### Given request
Leaving out every picture, quote the data below exactly as it appears.

### Supplied material

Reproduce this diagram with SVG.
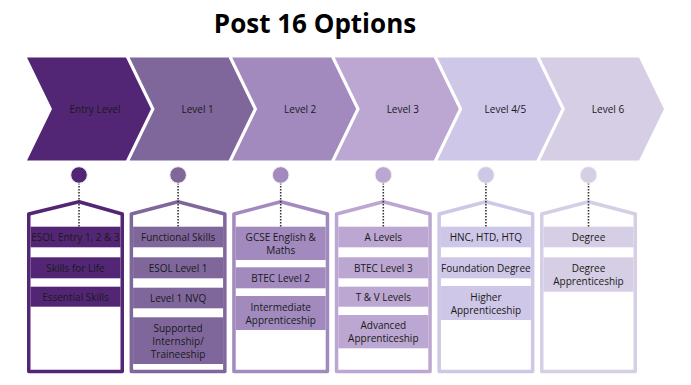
<svg xmlns="http://www.w3.org/2000/svg" width="691" height="385" viewBox="0 0 691 385">
<style>
.title{font-family:"Open Sans","Liberation Sans",sans-serif;font-weight:700;font-size:26px;fill:#000;text-anchor:middle}
.lvl{font-family:"Open Sans","Liberation Sans",sans-serif;font-size:10px;fill:#1a1a1a;text-anchor:middle;dominant-baseline:central}
.t{font-family:"Open Sans","Liberation Sans",sans-serif;font-size:10px;fill:#1a1a1a;text-anchor:middle;dominant-baseline:central}
.tag{fill:#fff;stroke-width:3.5;stroke-linejoin:round}
.dot{stroke:#333;stroke-width:1.6;stroke-dasharray:1.6 1.4;fill:none}
.c1{fill:#532675}.s1{stroke:#532675}
.c2{fill:#7f679c}.s2{stroke:#7f679c}
.c3{fill:#a28abf}.s3{stroke:#a28abf}
.c4{fill:#bba7d1}.s4{stroke:#bba7d1}
.c5{fill:#cec7e7}.s5{stroke:#cec7e7}
.c6{fill:#d6cee4}.s6{stroke:#d6cee4}
</style>
<rect width="691" height="385" fill="#fff"/>
<text class="title" x="315" y="33">Post 16 Options</text>

<g id="chevrons">
<g id="chev-entry"><polygon class="c1" points="27,57.5 126,57.5 151,109 126,160.5 27,160.5 52,109"/><text class="lvl" x="95" y="109">Entry Level</text></g>
<g id="chev-l1"><polygon class="c2" points="129.6,57.5 228.6,57.5 253.6,109 228.6,160.5 129.6,160.5 154.6,109"/><text class="lvl" x="197.6" y="109">Level 1</text></g>
<g id="chev-l2"><polygon class="c3" points="232.2,57.5 331.2,57.5 356.2,109 331.2,160.5 232.2,160.5 257.2,109"/><text class="lvl" x="300.2" y="109">Level 2</text></g>
<g id="chev-l3"><polygon class="c4" points="334.8,57.5 433.8,57.5 458.8,109 433.8,160.5 334.8,160.5 359.8,109"/><text class="lvl" x="402.8" y="109">Level 3</text></g>
<g id="chev-l45"><polygon class="c5" points="437.4,57.5 536.4,57.5 561.4,109 536.4,160.5 437.4,160.5 462.4,109"/><text class="lvl" x="505.4" y="109">Level 4/5</text></g>
<g id="chev-l6"><polygon class="c6" points="540,57.5 639,57.5 664,109 639,160.5 540,160.5 565,109"/><text class="lvl" x="608" y="109">Level 6</text></g>
</g>

<g id="col-entry">
<path class="tag s1" d="M28.75,371.5 V214 L79,201.75 L122.25,214 V371.5 Z"/>
<rect class="c1" x="30.5" y="226.7" width="90" height="20.6"/>
<rect class="c1" x="30.5" y="257.3" width="90" height="21"/>
<rect class="c1" x="30.5" y="286.7" width="90" height="20"/>
<text class="t" x="75.5" y="237">ESOL Entry 1, 2 &amp; 3</text>
<text class="t" x="75.5" y="267.8">Skills for Life</text>
<text class="t" x="75.5" y="296.7">Essential Skills</text>
</g>

<g id="col-l1">
<path class="tag s2" d="M131.35,371.5 V214 L178.1,201.75 L224.85,214 V371.5 Z"/>
<rect class="c2" x="133.1" y="226.7" width="90" height="20.6"/>
<rect class="c2" x="133.1" y="257.3" width="90" height="21"/>
<rect class="c2" x="133.1" y="287.7" width="90" height="20.6"/>
<rect class="c2" x="133.1" y="317.3" width="90" height="46.7"/>
<text class="t" x="178.1" y="237">Functional Skills</text>
<text class="t" x="178.1" y="267.8">ESOL Level 1</text>
<text class="t" x="178.1" y="298">Level 1 NVQ</text>
<text class="t" x="178.1" y="327.7">Supported</text>
<text class="t" x="178.1" y="341">Internship/</text>
<text class="t" x="178.1" y="354.3">Traineeship</text>
</g>

<g id="col-l2">
<path class="tag s3" d="M233.95,371.5 V214 L280.7,201.75 L327.45,214 V371.5 Z"/>
<rect class="c3" x="235.7" y="226.7" width="90" height="33.3"/>
<rect class="c3" x="235.7" y="267.3" width="90" height="21"/>
<rect class="c3" x="235.7" y="296" width="90" height="34"/>
<text class="t" x="280.7" y="237">GCSE English &amp;</text>
<text class="t" x="280.7" y="250">Maths</text>
<text class="t" x="280.7" y="277.8">BTEC Level 2</text>
<text class="t" x="280.7" y="306.5">Intermediate</text>
<text class="t" x="280.7" y="319.5">Apprenticeship</text>
</g>

<g id="col-l3">
<path class="tag s4" d="M336.55,371.5 V214 L383.3,201.75 L430.05,214 V371.5 Z"/>
<rect class="c4" x="338.3" y="226.7" width="90" height="20.6"/>
<rect class="c4" x="338.3" y="257.3" width="90" height="21"/>
<rect class="c4" x="338.3" y="286.7" width="90" height="20"/>
<rect class="c4" x="338.3" y="315" width="90" height="33.3"/>
<text class="t" x="383.3" y="237">A Levels</text>
<text class="t" x="383.3" y="267.8">BTEC Level 3</text>
<text class="t" x="383.3" y="296.7">T &amp; V Levels</text>
<text class="t" x="383.3" y="325.3">Advanced</text>
<text class="t" x="383.3" y="338.3">Apprenticeship</text>
</g>

<g id="col-l45">
<path class="tag s5" d="M439.15,371.5 V214 L485.9,201.75 L532.65,214 V371.5 Z"/>
<rect class="c5" x="440.9" y="226.7" width="90" height="20.6"/>
<rect class="c5" x="440.9" y="257.3" width="90" height="21"/>
<rect class="c5" x="440.9" y="286" width="90" height="34"/>
<text class="t" x="485.9" y="237">HNC, HTD, HTQ</text>
<text class="t" x="485.9" y="267.8">Foundation Degree</text>
<text class="t" x="485.9" y="296.5">Higher</text>
<text class="t" x="485.9" y="309.5">Apprenticeship</text>
</g>

<g id="col-l6">
<path class="tag s6" d="M541.75,371.5 V214 L588.5,201.75 L635.25,214 V371.5 Z"/>
<rect class="c6" x="543.5" y="226.7" width="90" height="20.6"/>
<rect class="c6" x="543.5" y="257.3" width="90" height="34.4"/>
<text class="t" x="588.5" y="237">Degree</text>
<text class="t" x="588.5" y="268">Degree</text>
<text class="t" x="588.5" y="281">Apprenticeship</text>
</g>

<g id="connectors">
<line class="dot" x1="79" y1="183" x2="79" y2="226.7"/>
<line class="dot" x1="178.1" y1="183" x2="178.1" y2="226.7"/>
<line class="dot" x1="280.7" y1="183" x2="280.7" y2="226.7"/>
<line class="dot" x1="383.3" y1="183" x2="383.3" y2="226.7"/>
<line class="dot" x1="485.9" y1="183" x2="485.9" y2="226.7"/>
<line class="dot" x1="588.5" y1="183" x2="588.5" y2="226.7"/>
</g>

<g id="pins" stroke="#eeeeee" stroke-width="1">
<circle class="c1" cx="79" cy="175" r="8.3"/>
<circle class="c2" cx="178.1" cy="175" r="8.3"/>
<circle class="c3" cx="280.7" cy="175" r="8.3"/>
<circle class="c4" cx="383.3" cy="175" r="8.3"/>
<circle class="c5" cx="485.9" cy="175" r="8.3"/>
<circle class="c6" cx="588.5" cy="175" r="8.3"/>
</g>
</svg>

### Answer to this problem
Reproduce this diagram with SVG.
<svg xmlns="http://www.w3.org/2000/svg" width="691" height="385" viewBox="0 0 691 385">
<style>
.title{font-family:"Open Sans","Liberation Sans",sans-serif;font-weight:700;font-size:26px;fill:#000;text-anchor:middle}
.lvl{font-family:"Open Sans","Liberation Sans",sans-serif;font-size:10px;fill:#1a1a1a;text-anchor:middle;dominant-baseline:central}
.t{font-family:"Open Sans","Liberation Sans",sans-serif;font-size:10px;fill:#1a1a1a;text-anchor:middle;dominant-baseline:central}
.tag{fill:#fff;stroke-width:3.5;stroke-linejoin:round}
.dot{stroke:#333;stroke-width:1.6;stroke-dasharray:1.6 1.4;fill:none}
.c1{fill:#532675}.s1{stroke:#532675}
.c2{fill:#7f679c}.s2{stroke:#7f679c}
.c3{fill:#a28abf}.s3{stroke:#a28abf}
.c4{fill:#bba7d1}.s4{stroke:#bba7d1}
.c5{fill:#cec7e7}.s5{stroke:#cec7e7}
.c6{fill:#d6cee4}.s6{stroke:#d6cee4}
</style>
<rect width="691" height="385" fill="#fff"/>
<text class="title" x="315" y="33">Post 16 Options</text>

<g id="chevrons">
<g id="chev-entry"><polygon class="c1" points="27,57.5 126,57.5 151,109 126,160.5 27,160.5 52,109"/><text class="lvl" x="95" y="109">Entry Level</text></g>
<g id="chev-l1"><polygon class="c2" points="129.6,57.5 228.6,57.5 253.6,109 228.6,160.5 129.6,160.5 154.6,109"/><text class="lvl" x="197.6" y="109">Level 1</text></g>
<g id="chev-l2"><polygon class="c3" points="232.2,57.5 331.2,57.5 356.2,109 331.2,160.5 232.2,160.5 257.2,109"/><text class="lvl" x="300.2" y="109">Level 2</text></g>
<g id="chev-l3"><polygon class="c4" points="334.8,57.5 433.8,57.5 458.8,109 433.8,160.5 334.8,160.5 359.8,109"/><text class="lvl" x="402.8" y="109">Level 3</text></g>
<g id="chev-l45"><polygon class="c5" points="437.4,57.5 536.4,57.5 561.4,109 536.4,160.5 437.4,160.5 462.4,109"/><text class="lvl" x="505.4" y="109">Level 4/5</text></g>
<g id="chev-l6"><polygon class="c6" points="540,57.5 639,57.5 664,109 639,160.5 540,160.5 565,109"/><text class="lvl" x="608" y="109">Level 6</text></g>
</g>

<g id="col-entry">
<path class="tag s1" d="M28.75,371.5 V214 L79,201.75 L122.25,214 V371.5 Z"/>
<rect class="c1" x="30.5" y="226.7" width="90" height="20.6"/>
<rect class="c1" x="30.5" y="257.3" width="90" height="21"/>
<rect class="c1" x="30.5" y="286.7" width="90" height="20"/>
<text class="t" x="75.5" y="237">ESOL Entry 1, 2 &amp; 3</text>
<text class="t" x="75.5" y="267.8">Skills for Life</text>
<text class="t" x="75.5" y="296.7">Essential Skills</text>
</g>

<g id="col-l1">
<path class="tag s2" d="M131.35,371.5 V214 L178.1,201.75 L224.85,214 V371.5 Z"/>
<rect class="c2" x="133.1" y="226.7" width="90" height="20.6"/>
<rect class="c2" x="133.1" y="257.3" width="90" height="21"/>
<rect class="c2" x="133.1" y="287.7" width="90" height="20.6"/>
<rect class="c2" x="133.1" y="317.3" width="90" height="46.7"/>
<text class="t" x="178.1" y="237">Functional Skills</text>
<text class="t" x="178.1" y="267.8">ESOL Level 1</text>
<text class="t" x="178.1" y="298">Level 1 NVQ</text>
<text class="t" x="178.1" y="327.7">Supported</text>
<text class="t" x="178.1" y="341">Internship/</text>
<text class="t" x="178.1" y="354.3">Traineeship</text>
</g>

<g id="col-l2">
<path class="tag s3" d="M233.95,371.5 V214 L280.7,201.75 L327.45,214 V371.5 Z"/>
<rect class="c3" x="235.7" y="226.7" width="90" height="33.3"/>
<rect class="c3" x="235.7" y="267.3" width="90" height="21"/>
<rect class="c3" x="235.7" y="296" width="90" height="34"/>
<text class="t" x="280.7" y="237">GCSE English &amp;</text>
<text class="t" x="280.7" y="250">Maths</text>
<text class="t" x="280.7" y="277.8">BTEC Level 2</text>
<text class="t" x="280.7" y="306.5">Intermediate</text>
<text class="t" x="280.7" y="319.5">Apprenticeship</text>
</g>

<g id="col-l3">
<path class="tag s4" d="M336.55,371.5 V214 L383.3,201.75 L430.05,214 V371.5 Z"/>
<rect class="c4" x="338.3" y="226.7" width="90" height="20.6"/>
<rect class="c4" x="338.3" y="257.3" width="90" height="21"/>
<rect class="c4" x="338.3" y="286.7" width="90" height="20"/>
<rect class="c4" x="338.3" y="315" width="90" height="33.3"/>
<text class="t" x="383.3" y="237">A Levels</text>
<text class="t" x="383.3" y="267.8">BTEC Level 3</text>
<text class="t" x="383.3" y="296.7">T &amp; V Levels</text>
<text class="t" x="383.3" y="325.3">Advanced</text>
<text class="t" x="383.3" y="338.3">Apprenticeship</text>
</g>

<g id="col-l45">
<path class="tag s5" d="M439.15,371.5 V214 L485.9,201.75 L532.65,214 V371.5 Z"/>
<rect class="c5" x="440.9" y="226.7" width="90" height="20.6"/>
<rect class="c5" x="440.9" y="257.3" width="90" height="21"/>
<rect class="c5" x="440.9" y="286" width="90" height="34"/>
<text class="t" x="485.9" y="237">HNC, HTD, HTQ</text>
<text class="t" x="485.9" y="267.8">Foundation Degree</text>
<text class="t" x="485.9" y="296.5">Higher</text>
<text class="t" x="485.9" y="309.5">Apprenticeship</text>
</g>

<g id="col-l6">
<path class="tag s6" d="M541.75,371.5 V214 L588.5,201.75 L635.25,214 V371.5 Z"/>
<rect class="c6" x="543.5" y="226.7" width="90" height="20.6"/>
<rect class="c6" x="543.5" y="257.3" width="90" height="34.4"/>
<text class="t" x="588.5" y="237">Degree</text>
<text class="t" x="588.5" y="268">Degree</text>
<text class="t" x="588.5" y="281">Apprenticeship</text>
</g>

<g id="connectors">
<line class="dot" x1="79" y1="183" x2="79" y2="226.7"/>
<line class="dot" x1="178.1" y1="183" x2="178.1" y2="226.7"/>
<line class="dot" x1="280.7" y1="183" x2="280.7" y2="226.7"/>
<line class="dot" x1="383.3" y1="183" x2="383.3" y2="226.7"/>
<line class="dot" x1="485.9" y1="183" x2="485.9" y2="226.7"/>
<line class="dot" x1="588.5" y1="183" x2="588.5" y2="226.7"/>
</g>

<g id="pins" stroke="#eeeeee" stroke-width="1">
<circle class="c1" cx="79" cy="175" r="8.3"/>
<circle class="c2" cx="178.1" cy="175" r="8.3"/>
<circle class="c3" cx="280.7" cy="175" r="8.3"/>
<circle class="c4" cx="383.3" cy="175" r="8.3"/>
<circle class="c5" cx="485.9" cy="175" r="8.3"/>
<circle class="c6" cx="588.5" cy="175" r="8.3"/>
</g>
</svg>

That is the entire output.